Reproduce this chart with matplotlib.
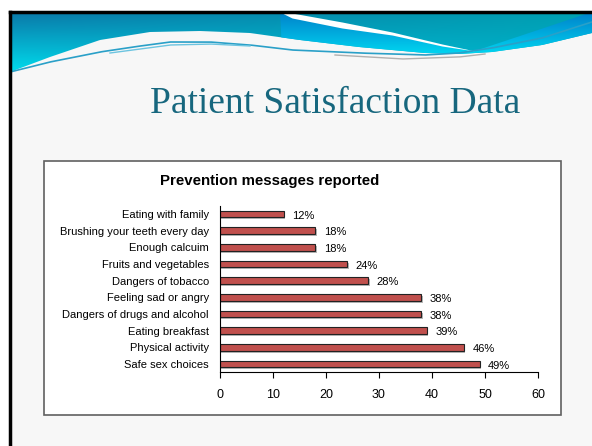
import numpy as np
import matplotlib
matplotlib.use("Agg")
import matplotlib.pyplot as plt
import matplotlib.patheffects as pe
from matplotlib.patches import Rectangle, Polygon

# data (top to bottom as shown)
categories = ["Eating with family", "Brushing your teeth every day", "Enough calcuim",
              "Fruits and vegetables", "Dangers of tobacco", "Feeling sad or angry",
              "Dangers of drugs and alcohol", "Eating breakfast", "Physical activity",
              "Safe sex choices"]
percent = [12, 18, 18, 24, 28, 38, 38, 39, 46, 49]
x_ticks = [0, 10, 20, 30, 40, 50, 60]

W, H = 592, 446
fig = plt.figure(figsize=(W / 100, H / 100), dpi=100)
fig.patch.set_facecolor("white")

# slide background layer in pixel coordinates
bg = fig.add_axes([0, 0, 1, 1])
bg.set_xlim(0, W)
bg.set_ylim(H, 0)
bg.axis("off")
bg.add_patch(Rectangle((10, 12), W - 10, H - 12, facecolor="#f7f7f7", edgecolor="none"))


def curve(xp, yp, n=400):
    x = np.linspace(xp[0], xp[-1], n)
    return x, np.interp(x, xp, yp)


def gradient(c_top, c_bot, n=60):
    t = np.linspace(0, 1, n)[:, None, None]
    return np.array(c_top)[None, None, :] * (1 - t) + np.array(c_bot)[None, None, :] * t


# header wave, lower edge
ex, ey = curve([10, 50, 100, 150, 200, 250, 300, 359, 425, 459, 492, 542, 592],
               [72, 57, 40, 32, 31, 33, 40, 47, 53, 54, 52, 45, 33])
wave = Polygon([(10, 12), (W, 12)] + list(zip(ex[::-1], ey[::-1])),
               closed=True, facecolor="none", edgecolor="none")
bg.add_patch(wave)
left = gradient([0.04, 0.47, 0.66], [0.0, 0.88, 0.94])
right = gradient([0.0, 0.63, 0.70], [0.0, 0.70, 0.80])
mix = np.linspace(0, 1, 200)[None, :, None]
img = left * (1 - mix) + right * mix
im = bg.imshow(img, extent=(10, W, 75, 12), aspect="auto", zorder=1)
im.set_clip_path(wave)

# blue band under the swoosh on the right
sx_pts = [280, 292, 342, 392, 442, 475]
top_pts = [12, 13, 22, 32, 44, 51]
bot_pts = [12, 18, 28, 35, 46, 51]
band_x, band_bot = curve(sx_pts, bot_pts)
lower = Polygon(list(zip(band_x, band_bot)) + [(592, 12), (592, 33)]
                + [(x, y) for x, y in zip(ex[::-1], ey[::-1]) if x >= 280],
                closed=True, facecolor="none", edgecolor="none")
bg.add_patch(lower)
im2 = bg.imshow(gradient([0.0, 0.52, 0.80], [0.0, 0.85, 0.95]), extent=(280, W, 56, 14),
                aspect="auto", zorder=1.5)
im2.set_clip_path(lower)

# white swoosh
band_x, band_top = curve(sx_pts, top_pts)
bg.fill_between(band_x, band_top, band_bot, color="white", zorder=2, lw=0)

# thin accent lines
lx, ly = curve([10, 50, 100, 133, 170, 210, 250, 292, 359, 425, 459, 492, 542, 592],
               [72, 62, 52, 47, 42, 42, 45, 50, 53, 55, 53, 48, 38, 22])
bg.plot(lx, ly, color="#2aa0c8", lw=1.2, zorder=3)
hx, hy = curve([110, 170, 210, 250], [53, 45, 44, 46])
bg.plot(hx, hy, color="#6cc4e0", lw=1.0, zorder=3)
gx, gy = curve([335, 402, 459, 485], [55, 59, 57, 54])
bg.plot(gx, gy, color="#b0b0b0", lw=1.0, zorder=3)

# slide border
bg.plot([10, 10], [12, H], color="black", lw=2.5, zorder=4)
bg.plot([10, W], [12, 12], color="black", lw=2.5, zorder=4)

# slide title
bg.text(335, 104, "Patient Satisfaction Data", ha="center", va="center",
        fontsize=27, color="#17677e", family="Liberation Serif")

# chart box
bg.add_patch(Rectangle((44, 160.5), 517, 254, facecolor="white",
                       edgecolor="#606060", lw=1.2, zorder=4))
bg.text(270, 181, "Prevention messages reported", ha="center", va="center",
        fontsize=10.8, fontweight="bold", family="Liberation Sans", zorder=5)

# bar chart axes
ax = fig.add_axes([220 / W, 1 - 372.3 / H, (538 - 220) / W, (372.3 - 205.6) / H])
ax.set_zorder(5)
ax.patch.set_alpha(0)
pos = np.arange(len(categories))
bars = ax.barh(pos, percent, height=0.4, color="#c0504d", edgecolor="#222222",
               linewidth=0.8)
for b in bars:
    b.set_path_effects([pe.SimplePatchShadow(offset=(1, -1.5), shadow_rgbFace="#999999", alpha=0.7),
                        pe.Normal()])
for p, v in zip(pos, percent):
    ax.text(v + 1.6, p + 0.1, f"{v}%", va="center", ha="left", fontsize=8,
            family="Liberation Sans")

ax.set_ylim(len(categories) - 0.5, -0.5)
ax.set_xlim(0, 60)
ax.set_xticks(x_ticks)
ax.set_yticks(pos)
ax.set_yticklabels(categories, fontsize=8, family="Liberation Sans")
ax.tick_params(axis="y", length=0, pad=8)
ax.tick_params(axis="x", length=4, width=0.8, direction="out", labelsize=9, pad=8)
for t in ax.get_xticklabels():
    t.set_family("Liberation Sans")
ax.spines["top"].set_visible(False)
ax.spines["right"].set_visible(False)
ax.spines["left"].set_linewidth(0.8)
ax.spines["bottom"].set_linewidth(0.8)

fig.savefig("out.png", dpi=100)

Exercise -> Exactly reproduce the run of lines from the start of the listing through the line with "from matplotlib.patches import", inclusive; pictures are not copied.

Solution to this exercise ->
Reproduce this chart with matplotlib.
import numpy as np
import matplotlib
matplotlib.use("Agg")
import matplotlib.pyplot as plt
import matplotlib.patheffects as pe
from matplotlib.patches import Rectangle, Polygon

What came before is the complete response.